2. Document Control Not Enforced

Typical Finding:
Obsolete procedures found in use during audit sampling.

What the Auditor Saw:

  • Printed documents not aligned to latest revision
  • Local copies used instead of controlled system

Corrective Action That Works:

  • Remove uncontrolled copies from operational areas
  • Enforce access to controlled system only
  • Train staff on document access and usage
  • Audit real usage periodically

Tools:


3. Risk Management Not Maintained

Typical Finding:
Risk management file not updated following design or process changes.

What the Auditor Saw:

  • No linkage between CAPA and risk file
  • Hazards not updated after complaints

Corrective Action That Works:

  • Review risk management file against recent changes
  • Link CAPA, complaints, and post-market data to risk review
  • Update hazard analysis and residual risk evaluation

Tools:


4. Training and Competency Gaps

Typical Finding:
Personnel performing quality-critical tasks lack documented competency.

What the Auditor Saw:

  • Training records incomplete
  • No evidence of competency evaluation

Corrective Action That Works:

  • Define competency requirements per role
  • Link training to specific procedures and responsibilities
  • Evaluate effectiveness of training (not just attendance)

5. Internal Audit Itself Is Weak

Typical Finding:
Internal audits do not identify meaningful issues.

What the Auditor Saw:

  • All audits marked “compliant”
  • No evidence of process-based auditing

Corrective Action That Works:

  • Move from checklist auditing to process auditing
  • Define audit objectives and expected evidence
  • Train auditors in interviewing and sampling

Related:


How to Write Strong Internal Audit Findings

Weak finding:

  • “Procedure not followed”

Strong finding:

  • “Procedure QMS-004 requires document approval prior to release.

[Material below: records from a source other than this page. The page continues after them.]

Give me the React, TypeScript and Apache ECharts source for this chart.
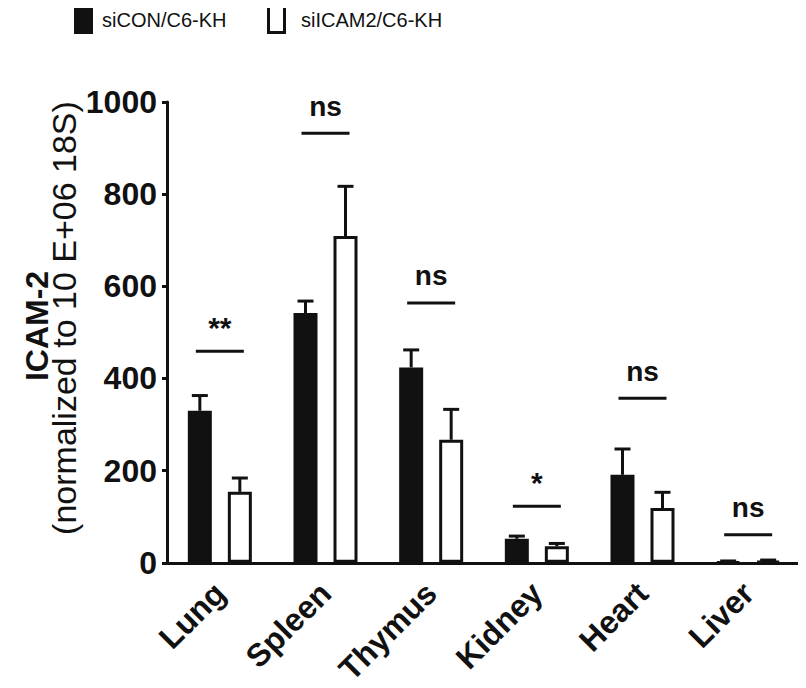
import React, { useEffect, useRef } from "react";
import * as echarts from "echarts";

const categories = ["Lung", "Spleen", "Thymus", "Kidney", "Heart", "Liver"];
const conMean = [330, 542, 424, 52, 191, 3];
const conSD = [33, 26, 38, 6, 56, 1];
const icamMean = [154, 709, 267, 36, 119, 4];
const icamSD = [30, 108, 66, 6, 34, 2];
const sigLabels = ["**", "ns", "ns", "*", "ns", "ns"];
const sigLevel = [459, 932, 564, 123, 357, 61];
const seriesNames = ["siCON/C6-KH", "siICAM2/C6-KH"];

const FONT = "'Liberation Sans', Arial, Helvetica, sans-serif";
const INK = "#111111";

function errorRender(offset: number) {
  return (params: any, api: any) => {
    const cat = api.value(0);
    const m = api.value(1);
    const sd = api.value(2);
    const base = api.coord([cat, m]);
    const top = api.coord([cat, m + sd]);
    const x = base[0] + offset;
    return {
      type: "group",
      children: [
        { type: "line", shape: { x1: x, y1: base[1], x2: x, y2: top[1] }, style: { stroke: INK, lineWidth: 3 } },
        { type: "line", shape: { x1: x - 8, y1: top[1], x2: x + 8, y2: top[1] }, style: { stroke: INK, lineWidth: 3 } },
      ],
    };
  };
}

export default function App() {
  const ref = useRef<HTMLDivElement>(null);
  useEffect(() => {
    if (!ref.current) return;
    const chart = echarts.init(ref.current, null, { renderer: "svg" });
    const option: any = {
      animation: false,
      backgroundColor: "#ffffff",
      textStyle: { fontFamily: FONT },
      legend: { show: false },
      grid: { left: 167, right: 5, top: 102, bottom: 122, containLabel: false },
      xAxis: {
        type: "category",
        data: categories,
        axisLine: { lineStyle: { color: INK, width: 3 } },
        axisTick: { alignWithLabel: true, length: 6, lineStyle: { color: INK, width: 3 } },
        axisLabel: {
          rotate: 45,
          fontSize: 32,
          fontWeight: "bold",
          color: INK,
          fontFamily: FONT,
          margin: 25,
          interval: 0,
        },
      },
      yAxis: {
        type: "value",
        min: 0,
        max: 1000,
        interval: 200,
        splitLine: { show: false },
        axisLine: { show: true, lineStyle: { color: INK, width: 3 } },
        axisTick: { show: true, length: 5, lineStyle: { color: INK, width: 3 } },
        axisLabel: {
          fontSize: 32,
          fontWeight: "bold",
          color: INK,
          fontFamily: FONT,
          margin: 10,
          formatter: (v: number) => String(v),
        },
      },
      graphic: [
        // legend
        { type: "rect", shape: { x: 74, y: 5, width: 19, height: 29 }, style: { fill: INK } },
        {
          type: "text",
          x: 102,
          y: 20,
          style: { text: seriesNames[0], fontSize: 20, fontFamily: FONT, fill: INK, align: "left", verticalAlign: "middle" },
        },
        {
          type: "rect",
          shape: { x: 268.5, y: 6.5, width: 16, height: 26 },
          style: { fill: "#ffffff", stroke: INK, lineWidth: 3 },
        },
        {
          type: "text",
          x: 301,
          y: 20,
          style: { text: seriesNames[1], fontSize: 20, fontFamily: FONT, fill: INK, align: "left", verticalAlign: "middle" },
        },
        // y-axis title
        {
          type: "text",
          x: 37,
          y: 326,
          rotation: Math.PI / 2,
          style: {
            text: "ICAM-2",
            fontSize: 32,
            fontWeight: "bold",
            fontFamily: FONT,
            fill: INK,
            align: "center",
            verticalAlign: "middle",
          },
        },
        {
          type: "text",
          x: 64,
          y: 318,
          rotation: Math.PI / 2,
          style: {
            text: "(normalized to 10 E+06 18S)",
            fontSize: 34,
            fontFamily: FONT,
            fill: INK,
            align: "center",
            verticalAlign: "middle",
          },
        },
      ],
      series: [
        {
          name: seriesNames[0],
          type: "bar",
          data: conMean,
          barWidth: 24,
          barGap: "66.7%",
          itemStyle: { color: INK, borderColor: INK, borderWidth: 2 },
          z: 2,
        },
        {
          name: seriesNames[1],
          type: "bar",
          data: icamMean,
          barWidth: 24,
          itemStyle: { color: "#ffffff", borderColor: INK, borderWidth: 3 },
          z: 2,
        },
        {
          type: "custom",
          data: conMean.map((m, i) => [i, m, conSD[i]]),
          encode: { x: 0, y: 1 },
          renderItem: errorRender(-20),
          z: 1,
          silent: true,
        },
        {
          type: "custom",
          data: icamMean.map((m, i) => [i, m, icamSD[i]]),
          encode: { x: 0, y: 1 },
          renderItem: errorRender(20),
          z: 1,
          silent: true,
        },
        {
          type: "custom",
          data: sigLevel.map((v, i) => [i, v]),
          encode: { x: 0, y: 1 },
          silent: true,
          z: 3,
          renderItem: (params: any, api: any) => {
            const p = api.coord([api.value(0), api.value(1)]);
            const label = sigLabels[params.dataIndex];
            const isStar = label.indexOf("*") >= 0;
            return {
              type: "group",
              children: [
                {
                  type: "line",
                  shape: { x1: p[0] - 24, y1: p[1], x2: p[0] + 24, y2: p[1] },
                  style: { stroke: INK, lineWidth: 3 },
                },
                {
                  type: "text",
                  x: p[0],
                  y: p[1] - (isStar ? 24 : 27),
                  style: {
                    text: label,
                    fontSize: isStar ? 30 : 28,
                    fontWeight: "bold",
                    fontFamily: FONT,
                    fill: INK,
                    align: "center",
                    verticalAlign: "middle",
                  },
                },
              ],
            };
          },
        },
      ],
    };
    chart.setOption(option);
    return () => chart.dispose();
  }, []);
  return <div ref={ref} style={{ width: 806, height: 688, margin: -8 }} />;
}
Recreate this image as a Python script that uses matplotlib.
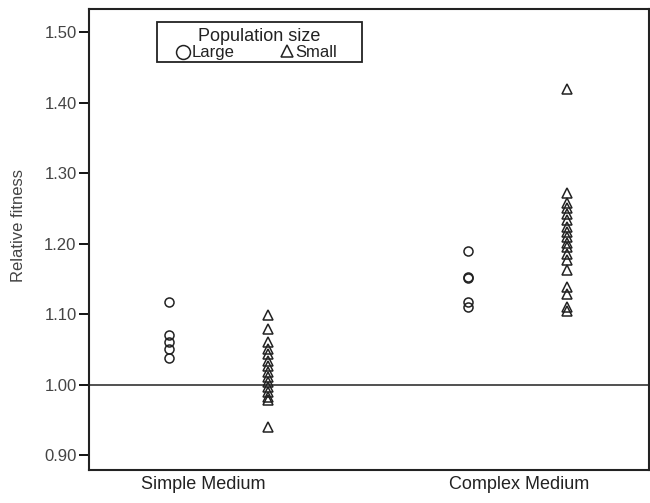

Document XYZ was used in production without approval. This indicates document control is not effectively implemented.”

Key principles:

  • State requirement
  • State objective evidence
  • State impact

How to Ensure Corrective Actions Actually Work

  • Fix the system, not the symptom
  • Link corrective actions to measurable outcomes
  • Verify effectiveness over time
  • Connect CAPA, audit, and management review

If your corrective actions are not preventing recurrence, they are not effective.


Internal Audit Checklist Before Your Next Audit

  • Are findings specific and evidence-based?
  • Are CAPAs linked to audit findings?
  • Are recurring issues being eliminated?
  • Are auditors trained and competent?
  • Is audit planning risk-based?

Tool:
Internal Audit System (ISO 13485 Clause 8.2.4)


When Internal Audit Findings Indicate Bigger Problems

If you see repeated findings in:

  • CAPA
  • Risk management
  • Design controls
  • Document control

Then your issue is not audit-related. It is system design.

Next step:


Final Thought

Internal audits are not about compliance reporting. They are your early warning system.

If your internal audits are not finding meaningful issues, your external audit will.

The goal is not to pass audits. The goal is to build a system that cannot fail them.